» **YOUR TASK**: Print them exactly: the lines from the beginning of the entries below through the line that contains "0.102, 0.100, 0.098]", and only those, with the pictures left out.

- - - - - - -

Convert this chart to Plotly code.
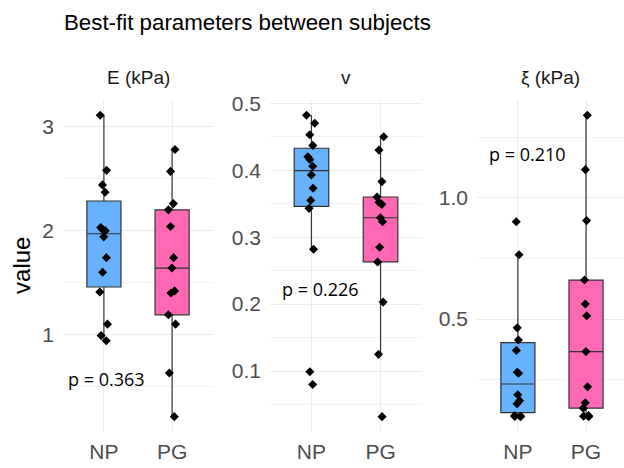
import numpy as np
import plotly.graph_objects as go

# Groups and facet labels
groups = ["NP", "PG"]
panel_titles = ["E (kPa)", "v", "ξ (kPa)"]

# Best-fit parameter values per subject
E_NP = [3.11, 2.58, 2.44, 2.37, 2.03, 2.01, 2.00, 1.94, 1.74, 1.60, 1.41, 1.10, 0.99, 0.94]
E_PG = [2.78, 2.57, 2.26, 2.20, 2.04, 1.74, 1.64, 1.42, 1.40, 1.19, 1.10, 0.63, 0.21]
v_NP = [0.482, 0.470, 0.453, 0.437, 0.420, 0.416, 0.406, 0.393, 0.373, 0.355, 0.343, 0.282, 0.099, 0.080]
v_PG = [0.450, 0.430, 0.383, 0.360, 0.352, 0.349, 0.329, 0.323, 0.285, 0.263, 0.203, 0.125, 0.032]
xi_NP = [0.901, 0.765, 0.464, 0.414, 0.371, 0.281, 0.277, 0.188, 0.164, 0.151, 0.102, 0.100, 0.099, 0.098]
xi_PG = [1.340, 1.116, 0.906, 0.661, 0.562, 0.514, 0.366, 0.221, 0.155, 0.133, 0.102, 0.100, 0.098]

# p-values from the group comparison, with label positions (category index, value)
p_labels = ["p = 0.363", "p = 0.226", "p = 0.210"]
p_label_x = [-0.55, -0.46, -0.45]
p_label_y = [0.575, 0.222, 1.18]

panels = [
    {"NP": E_NP, "PG": E_PG},
    {"NP": v_NP, "PG": v_PG},
    {"NP": xi_NP, "PG": xi_PG},
]

fill_colors = {"NP": "#66B2FF", "PG": "#FF69B4"}
W, H = 624, 468
x_domains = [(63 / W, 213 / W), (270 / W, 422 / W), (477 / W, 1.0)]
x_ranges = [[-0.6, 1.6], [-0.6, 1.6], [-0.6, 1.557]]
y_domain = [(H - 431) / H, (H - 93) / H]
major_dtick = [1, 0.1, 0.5]
minor_dtick = [0.5, 0.05, 0.25]
tick_fmt = ["d", ".1f", ".1f"]

SANS = "Liberation Sans, Arial, sans-serif"
TICK_FONT = dict(family=SANS, size=21, color="#4D4D4D")
GRID = "#EBEBEB"
GRID_MINOR = "#F3F3F3"


def box_stats(vals):
    a = np.asarray(vals, dtype=float)
    q1, med, q3 = np.percentile(a, [25, 50, 75])
    iqr = q3 - q1
    lo = a[a >= q1 - 1.5 * iqr].min()
    hi = a[a <= q3 + 1.5 * iqr].max()
    return q1, med, q3, lo, hi


fig = go.Figure()

for i, data in enumerate(panels):
    suffix = "" if i == 0 else str(i + 1)
    xa, ya = "x" + suffix, "y" + suffix

    # boxes from the quartiles
    for g in groups:
        q1, med, q3, lo, hi = box_stats(data[g])
        fig.add_trace(go.Box(
            x=[g], q1=[q1], median=[med], q3=[q3],
            lowerfence=[lo], upperfence=[hi],
            width=0.5, whiskerwidth=0, boxpoints=False,
            fillcolor=fill_colors[g],
            line=dict(color="#333333", width=1.2),
            xaxis=xa, yaxis=ya, showlegend=False, hoverinfo="skip",
        ))
    # jittered subject points
    for g in groups:
        fig.add_trace(go.Box(
            x=[g] * len(data[g]), y=data[g],
            boxpoints="all", jitter=0.3, pointpos=0,
            width=0.5, whiskerwidth=0,
            fillcolor="rgba(0,0,0,0)",
            line=dict(color="rgba(0,0,0,0)", width=0),
            marker=dict(color="black", symbol="diamond", size=7),
            xaxis=xa, yaxis=ya, showlegend=False,
        ))

    allv = np.concatenate([np.asarray(data[g], dtype=float) for g in groups])
    span = allv.max() - allv.min()
    yr = [allv.min() - 0.05 * span, allv.max() + 0.05 * span]

    fig.layout["xaxis" + suffix] = dict(
        domain=list(x_domains[i]), anchor=ya, type="category",
        categoryorder="array", categoryarray=groups,
        range=x_ranges[i], showgrid=True, gridcolor=GRID, gridwidth=1,
        zeroline=False, showline=False, ticks="", ticklabelstandoff=5,
        tickfont=TICK_FONT, fixedrange=True,
    )
    fig.layout["yaxis" + suffix] = dict(
        domain=y_domain, anchor=xa, range=yr,
        tick0=0, dtick=major_dtick[i], tickformat=tick_fmt[i],
        showgrid=True, gridcolor=GRID, gridwidth=1,
        minor=dict(dtick=minor_dtick[i], showgrid=True, gridcolor=GRID_MINOR, gridwidth=1),
        zeroline=False, showline=False, ticks="", ticklabelstandoff=8,
        tickfont=TICK_FONT, fixedrange=True,
    )

    # facet strip title
    fig.add_annotation(
        text=panel_titles[i], xref="x" + suffix + " domain", yref="paper",
        x=0.5, y=(H - 70) / H, xanchor="center", yanchor="middle",
        showarrow=False,
        font=dict(family=SANS, size=19, color="#1A1A1A"),
    )
    # p-value label
    fig.add_annotation(
        text=p_labels[i], xref=xa, yref=ya, x=p_label_x[i], y=p_label_y[i],
        xanchor="left", yanchor="middle", showarrow=False,
        font=dict(family="Open Sans, sans-serif", size=18, color="black"),
    )

# shared y-axis title
fig.add_annotation(
    text="value", xref="paper", yref="paper", x=22 / W, y=(H - 262) / H,
    textangle=-90, xanchor="center", yanchor="middle", showarrow=False,
    font=dict(family=SANS, size=24, color="black"),
)

fig.update_layout(
    width=W, height=H,
    margin=dict(l=0, r=0, t=0, b=0),
    paper_bgcolor="white", plot_bgcolor="white",
    boxmode="overlay",
    title=dict(
        text="Best-fit parameters between subjects",
        x=64 / W, xanchor="left", xref="paper",
        y=1 - 22 / H, yanchor="middle",
        font=dict(family=SANS, size=22.3, color="black"),
    ),
)

fig.write_html("out.html")
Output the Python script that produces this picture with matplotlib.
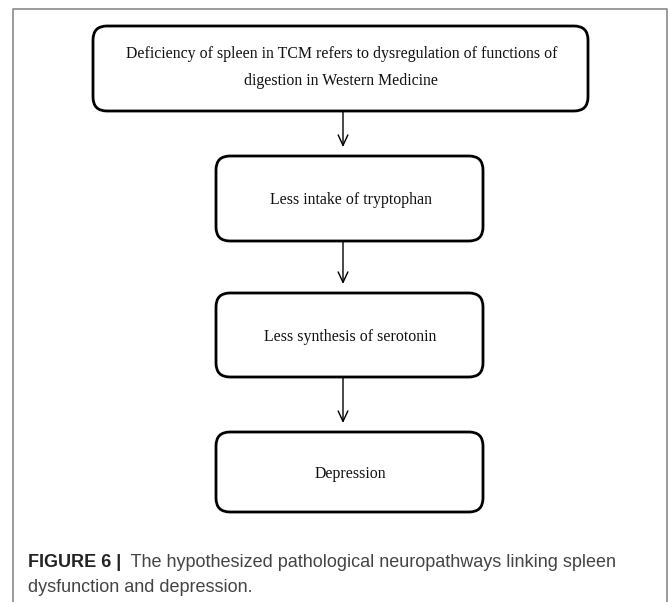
import matplotlib
matplotlib.use("Agg")
import matplotlib.pyplot as plt
from matplotlib.patches import FancyBboxPatch

# flowchart content
box_labels = [
    "Deficiency of spleen in TCM refers to dysregulation of functions of\ndigestion in Western Medicine",
    "Less intake of tryptophan",
    "Less synthesis of serotonin",
    "Depression",
]
caption_bold = "FIGURE 6 |"
caption_rest = "  The hypothesized pathological neuropathways linking spleen"
caption_line2 = "dysfunction and depression."

# layout in pixels (x0, x1, y0, y1), y from top
box_pos = [(93, 588, 26, 111), (216, 483, 156, 241), (216, 483, 293, 377), (216, 483, 432, 512)]
arrow_x = 343
arrow_gap = 9

W, H = 668, 602
fig = plt.figure(figsize=(W / 100, H / 100), dpi=100)
ax = fig.add_axes([0, 0, 1, 1])
ax.set_xlim(0, W)
ax.set_ylim(H, 0)
ax.axis("off")

# outer frame (no bottom edge)
ax.plot([13, 13, 667, 667], [H, 9, 9, H], color="#8a8a8a", lw=1.2)

for (x0, x1, y0, y1), lab in zip(box_pos, box_labels):
    ax.add_patch(FancyBboxPatch((x0, y0), x1 - x0, y1 - y0,
                                boxstyle="round,pad=0,rounding_size=14",
                                fc="white", ec="black", lw=2))
    dy = -1 if "\n" in lab else 2
    ax.text((x0 + x1) / 2 + 1, (y0 + y1) / 2 + dy, lab, ha="center", va="center",
            family="Liberation Serif", fontsize=11.4, linespacing=1.9,
            color="#111111")

for a, b in zip(box_pos[:-1], box_pos[1:]):
    ax.annotate("", xy=(arrow_x, b[2] - arrow_gap), xytext=(arrow_x, a[3]),
                arrowprops=dict(arrowstyle="->,head_length=0.75,head_width=0.35",
                                lw=1, color="black", shrinkA=0, shrinkB=0))

# caption
t = ax.text(28, 567, caption_bold, family="Liberation Sans", fontweight="bold",
            fontsize=13, color="#222222", va="baseline")
fig.canvas.draw()
bb = t.get_window_extent(fig.canvas.get_renderer())
xr = ax.transData.inverted().transform((bb.x1, 0))[0]
ax.text(xr, 567, caption_rest, family="Liberation Sans", fontsize=13,
        color="#444444", va="baseline")
ax.text(28, 592, caption_line2, family="Liberation Sans", fontsize=13,
        color="#444444", va="baseline")

fig.savefig("out.png", dpi=100)
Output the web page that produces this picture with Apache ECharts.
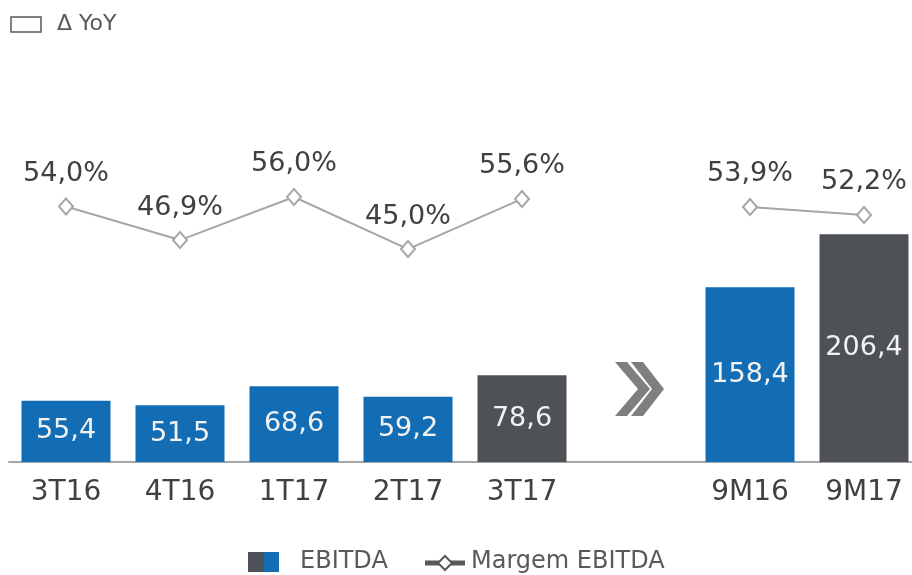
<!DOCTYPE html>
<html><head><meta charset="utf-8">
<script src="https://cdn.jsdelivr.net/npm/echarts@6/dist/echarts.min.js"></script>
<style>html,body{margin:0;padding:0;background:#fff;overflow:hidden}#c{width:921px;height:575px}</style>
</head><body><div id="c"></div>
<script>
const categories = ['3T16','4T16','1T17','2T17','3T17','','9M16','9M17'];
const ebitda = [55.4, 51.5, 68.6, 59.2, 78.6, null, 158.4, 206.4];
const margem = [54.0, 46.9, 56.0, 45.0, 55.6, null, 53.9, 52.2];
const highlight = [false, false, false, false, true, false, false, true];
const legendNames = ['EBITDA', 'Margem EBITDA'];
const BLUE = '#126db5', DARK = '#4e5257', GRAY = '#a6a6a6', TXT = '#404040', LEG = '#595959';
const FONT = 'DejaVu Sans';
const fmt = (v, d) => v.toFixed(d).replace('.', ',');
const chart = echarts.init(document.getElementById('c'));
chart.setOption({
  animation: false,
  textStyle: { fontFamily: FONT },
  grid: { left: 9, right: 0, top: 100, bottom: 113, containLabel: false },
  xAxis: {
    type: 'category', data: categories,
    axisLine: { lineStyle: { color: GRAY, width: 2 } },
    axisTick: { show: false },
    axisLabel: { color: TXT, fontSize: 28, margin: 17, fontFamily: FONT }
  },
  yAxis: [
    { type: 'value', min: 0, max: 328, show: false },
    { type: 'value', min: 0, max: 76.5, show: false }
  ],
  series: [
    {
      name: legendNames[0], type: 'bar', barWidth: 89,
      data: ebitda.map((v, i) => ({ value: v, itemStyle: { color: highlight[i] ? DARK : BLUE } })),
      itemStyle: { color: BLUE },
      label: { show: true, position: 'inside', color: '#f2f2f2', fontSize: 27, fontFamily: FONT,
        formatter: p => p.value == null ? '' : fmt(p.value, 1) }
    },
    {
      name: legendNames[1], type: 'line', yAxisIndex: 1, connectNulls: false,
      data: margem,
      symbol: 'emptyDiamond', symbolSize: [14, 16],
      lineStyle: { color: GRAY, width: 2 },
      itemStyle: { color: GRAY, borderWidth: 1.5 },
      label: { show: true, position: 'top', distance: 10, color: TXT, fontSize: 27, fontFamily: FONT,
        formatter: p => p.value == null ? '' : fmt(p.value, 1) + '%' }
    }
  ],
  graphic: [
    { type: 'rect', shape: { x: 11, y: 17, width: 30, height: 15 }, style: { fill: '#fff', stroke: '#595959', lineWidth: 1.5 } },
    { type: 'text', left: 57, top: 13, style: { text: 'Δ YoY', fontSize: 22, fill: LEG, fontFamily: FONT } },
    { type: 'polygon', shape: { points: [[615,362],[627,362],[650,389],[627,416],[615,416],[638,389]] }, style: { fill: '#7f7f7f' } },
    { type: 'polygon', shape: { points: [[631,362],[643,362],[664,389],[643,416],[631,416],[652,389]] }, style: { fill: '#7f7f7f' } },
    // legend
    { type: 'rect', shape: { x: 248, y: 552, width: 16, height: 20 }, style: { fill: DARK } },
    { type: 'rect', shape: { x: 264, y: 552, width: 15, height: 20 }, style: { fill: BLUE } },
    { type: 'text', x: 300, y: 562, style: { text: legendNames[0], fontSize: 24, fill: LEG, fontFamily: FONT, verticalAlign: 'middle' } },
    { type: 'line', shape: { x1: 425, y1: 563, x2: 465, y2: 563 }, style: { stroke: LEG, lineWidth: 5 } },
    { type: 'polygon', shape: { points: [[445,556],[452,563],[445,570],[438,563]] }, style: { fill: '#fff', stroke: LEG, lineWidth: 2 } },
    { type: 'text', x: 471, y: 562, style: { text: legendNames[1], fontSize: 24, fill: LEG, fontFamily: FONT, verticalAlign: 'middle' } }
  ]
});
</script></body></html>
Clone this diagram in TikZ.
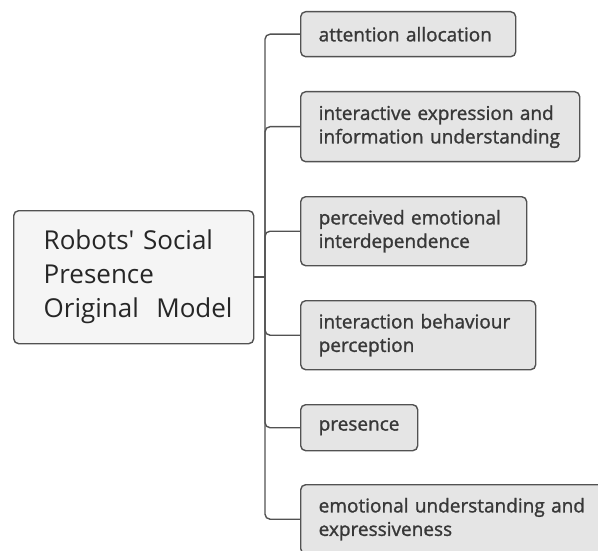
\documentclass[tikz,border=0pt]{standalone}
\usepackage{fontspec}
\setmainfont{Open Sans}[Ligatures=TeXOff]
\newfontfamily\leaffont{Open Sans}[FakeBold=1.3]
\begin{document}
\begin{tikzpicture}[x=1pt,y=-1pt,
  line/.style={draw=black!68,line width=1.4pt,rounded corners=5pt},
  rootbox/.style={draw=black!68,line width=1.4pt,fill=black!4,rounded corners=5pt,
    anchor=north west,align=left,inner xsep=30pt,inner ysep=0pt,text=black!85,
    font=\fontsize{26}{34}\selectfont},
  leafbox/.style={draw=black!68,line width=1.4pt,fill=black!10,rounded corners=5pt,
    anchor=north west,align=left,inner xsep=18pt,inner ysep=0pt,text=black!78,
    font=\leaffont\fontsize{19}{23.5}\selectfont}]
\useasboundingbox (0,0) rectangle (598,551);
\clip (0,0) rectangle (598,551);
\node[rootbox,minimum width=240pt,minimum height=133pt,text width=180pt] (root) at (13,210)
  {Robots' Social\\Presence\\Original~~Model};
\node[leafbox,minimum width=215pt,minimum height=45pt,text width=179pt] (l1) at (300,11)
  {attention allocation};
\node[leafbox,minimum width=279pt,minimum height=70pt,text width=243pt] (l2) at (300,91)
  {interactive expression and\\information understanding};
\node[leafbox,minimum width=226pt,minimum height=69pt,text width=190pt] (l3) at (300,196)
  {perceived emotional\\interdependence};
\node[leafbox,minimum width=235pt,minimum height=69pt,text width=199pt] (l4) at (300,300)
  {interaction behaviour\\perception};
\node[leafbox,minimum width=117pt,minimum height=46pt,text width=81pt] (l5) at (300,404)
  {presence};
\node[leafbox,minimum width=320pt,minimum height=69pt,text width=284pt] (l6) at (300,484)
  {emotional understanding and\\expressiveness};
\coordinate (hub) at (265,277);
\draw[line] (root.east |- hub) -- (hub);
\foreach \n in {l1,l2,l3,l4,l5,l6}
  \draw[line] (hub) |- (\n.west);
\end{tikzpicture}
\end{document}
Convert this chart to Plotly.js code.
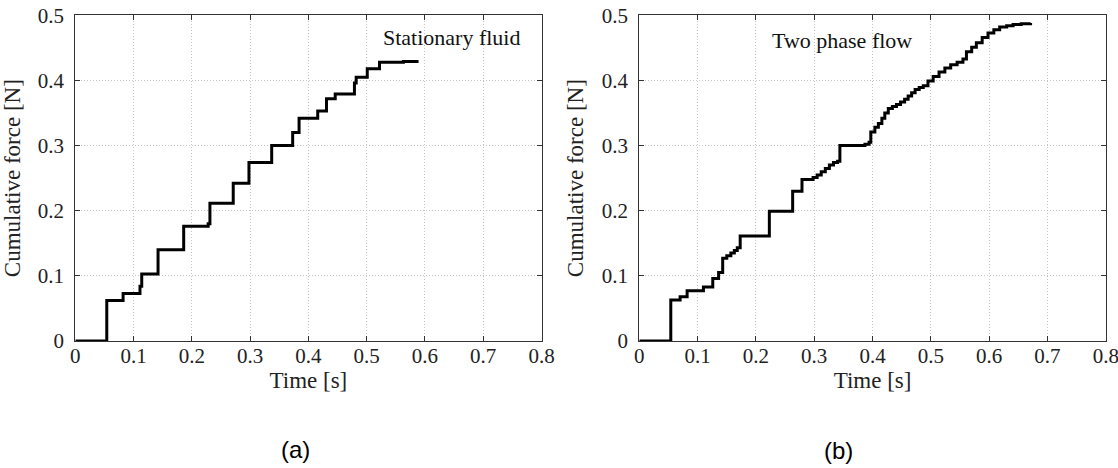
<!DOCTYPE html>
<html>
<head>
<meta charset="utf-8">
<script src="https://cdn.plot.ly/plotly-3.0.1.min.js"></script>
<style>html,body{margin:0;padding:0;background:#fff;}#chart{width:1118px;height:468px;}</style>
</head>
<body>
<div id="chart"></div>
<script>
// (a) Stationary fluid
const timeA  = [0, 0.054, 0.082, 0.111, 0.114, 0.142, 0.186, 0.228, 0.231, 0.271, 0.298, 0.337, 0.373, 0.384, 0.416, 0.431, 0.446, 0.479, 0.482, 0.501, 0.522, 0.563, 0.589];
const forceA = [0, 0.062, 0.073, 0.084, 0.103, 0.140, 0.176, 0.180, 0.2115, 0.242, 0.274, 0.300, 0.320, 0.342, 0.353, 0.372, 0.379, 0.396, 0.405, 0.418, 0.428, 0.429, 0.429];
// (b) Two phase flow
const timeB  = [0, 0.054, 0.070, 0.082, 0.110, 0.126, 0.136, 0.143, 0.150, 0.157, 0.163, 0.168, 0.173, 0.223, 0.263, 0.279, 0.298, 0.305, 0.312, 0.319, 0.326, 0.333, 0.340, 0.344, 0.387, 0.394, 0.397, 0.404, 0.410, 0.416, 0.421, 0.427, 0.434, 0.441, 0.448, 0.455, 0.461, 0.467, 0.473, 0.480, 0.487, 0.495, 0.504, 0.514, 0.524, 0.534, 0.545, 0.555, 0.561, 0.570, 0.578, 0.588, 0.598, 0.608, 0.618, 0.630, 0.641, 0.655, 0.671];
const forceB = [0, 0.063, 0.068, 0.077, 0.083, 0.096, 0.105, 0.127, 0.131, 0.135, 0.139, 0.143, 0.161, 0.199, 0.230, 0.248, 0.251, 0.255, 0.260, 0.265, 0.270, 0.274, 0.276, 0.300, 0.302, 0.305, 0.321, 0.328, 0.334, 0.342, 0.350, 0.357, 0.360, 0.363, 0.367, 0.371, 0.376, 0.381, 0.386, 0.389, 0.392, 0.399, 0.406, 0.413, 0.419, 0.424, 0.428, 0.433, 0.444, 0.451, 0.458, 0.466, 0.473, 0.478, 0.482, 0.484, 0.486, 0.487, 0.488];

const xTicks = [0, 0.1, 0.2, 0.3, 0.4, 0.5, 0.6, 0.7, 0.8];
const xTickText = ['0', '0.1', '0.2', '0.3', '0.4', '0.5', '0.6', '0.7', '0.8'];
const yTicks = [0, 0.1, 0.2, 0.3, 0.4, 0.5];
const yTickText = ['0', '0.1', '0.2', '0.3', '0.4', '0.5'];

const serif = "'Liberation Serif', 'Times New Roman', serif";
const lineStyle = {color: '#000', width: 3, shape: 'hv'};

const traces = [
  {x: timeA, y: forceA, type: 'scatter', mode: 'lines', line: lineStyle, xaxis: 'x', yaxis: 'y', showlegend: false, hoverinfo: 'skip'},
  {x: timeB, y: forceB, type: 'scatter', mode: 'lines', line: lineStyle, xaxis: 'x2', yaxis: 'y2', showlegend: false, hoverinfo: 'skip'}
];

function xax(domain, anchor) {
  return {
    domain: domain, anchor: anchor, range: [0, 0.8],
    tickvals: xTicks, ticktext: xTickText,
    ticks: 'inside', ticklen: 5, tickcolor: '#333',
    showline: true, linecolor: '#333', linewidth: 1, mirror: 'ticks',
    showgrid: true, gridcolor: '#c4c4c4', griddash: '1px,2px', gridwidth: 1,
    zeroline: false, fixedrange: true, ticklabelstandoff: -4, ticklabeloverflow: 'allow',
    tickfont: {family: serif, size: 21, color: '#222'},
    title: {text: 'Time [s]', font: {family: serif, size: 23, color: '#222'}, standoff: 0}
  };
}
function yax(domain, anchor) {
  return {
    domain: domain, anchor: anchor, range: [0, 0.5],
    tickvals: yTicks, ticktext: yTickText,
    ticks: 'inside', ticklen: 5, tickcolor: '#333',
    showline: true, linecolor: '#333', linewidth: 1, mirror: 'ticks',
    showgrid: true, gridcolor: '#c4c4c4', griddash: '1px,2px', gridwidth: 1,
    zeroline: false, fixedrange: true, ticklabelstandoff: 6,
    tickfont: {family: serif, size: 21, color: '#222'},
    title: {text: 'Cumulative force [N]', font: {family: serif, size: 23, color: '#222'}, standoff: 11}
  };
}

const yDom = [1 - 341 / 468, 1 - 15.3 / 468];
const layout = {
  width: 1118, height: 468,
  margin: {l: 0, r: 0, t: 0, b: 0},
  paper_bgcolor: '#fff', plot_bgcolor: '#fff',
  xaxis: xax([75.3 / 1118, 541.5 / 1118], 'y'),
  yaxis: yax(yDom, 'x'),
  xaxis2: xax([639.3 / 1118, 1105.8 / 1118], 'y2'),
  yaxis2: yax(yDom, 'x2'),
  annotations: [
    {xref: 'x', yref: 'y', x: 0.645, y: 0.466, text: 'Stationary fluid', showarrow: false,
     font: {family: serif, size: 22, color: '#111'}, xanchor: 'center', yanchor: 'middle'},
    {xref: 'x2', yref: 'y2', x: 0.348, y: 0.462, text: 'Two phase flow', showarrow: false,
     font: {family: serif, size: 22, color: '#111'}, xanchor: 'center', yanchor: 'middle'},
    {xref: 'paper', yref: 'paper', x: 295 / 1118, y: 1 - 449 / 468, text: '(a)', showarrow: false,
     font: {family: "'Liberation Sans', Arial, sans-serif", size: 24, color: '#000'}, xanchor: 'center', yanchor: 'middle'},
    {xref: 'paper', yref: 'paper', x: 838 / 1118, y: 1 - 450 / 468, text: '(b)', showarrow: false,
     font: {family: "'Liberation Sans', Arial, sans-serif", size: 24, color: '#000'}, xanchor: 'center', yanchor: 'middle'}
  ]
};

Plotly.newPlot('chart', traces, layout, {staticPlot: true, displayModeBar: false});
</script>
</body>
</html>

- - - - - - -

» **RESULT OF THIS EXERCISE**:
Convert this chart to Plotly code.
import numpy as np
import plotly.graph_objects as go

# Groups and facet labels
groups = ["NP", "PG"]
panel_titles = ["E (kPa)", "v", "ξ (kPa)"]

# Best-fit parameter values per subject
E_NP = [3.11, 2.58, 2.44, 2.37, 2.03, 2.01, 2.00, 1.94, 1.74, 1.60, 1.41, 1.10, 0.99, 0.94]
E_PG = [2.78, 2.57, 2.26, 2.20, 2.04, 1.74, 1.64, 1.42, 1.40, 1.19, 1.10, 0.63, 0.21]
v_NP = [0.482, 0.470, 0.453, 0.437, 0.420, 0.416, 0.406, 0.393, 0.373, 0.355, 0.343, 0.282, 0.099, 0.080]
v_PG = [0.450, 0.430, 0.383, 0.360, 0.352, 0.349, 0.329, 0.323, 0.285, 0.263, 0.203, 0.125, 0.032]
xi_NP = [0.901, 0.765, 0.464, 0.414, 0.371, 0.281, 0.277, 0.188, 0.164, 0.151, 0.102, 0.100, 0.099, 0.098]
xi_PG = [1.340, 1.116, 0.906, 0.661, 0.562, 0.514, 0.366, 0.221, 0.155, 0.133, 0.102, 0.100, 0.098]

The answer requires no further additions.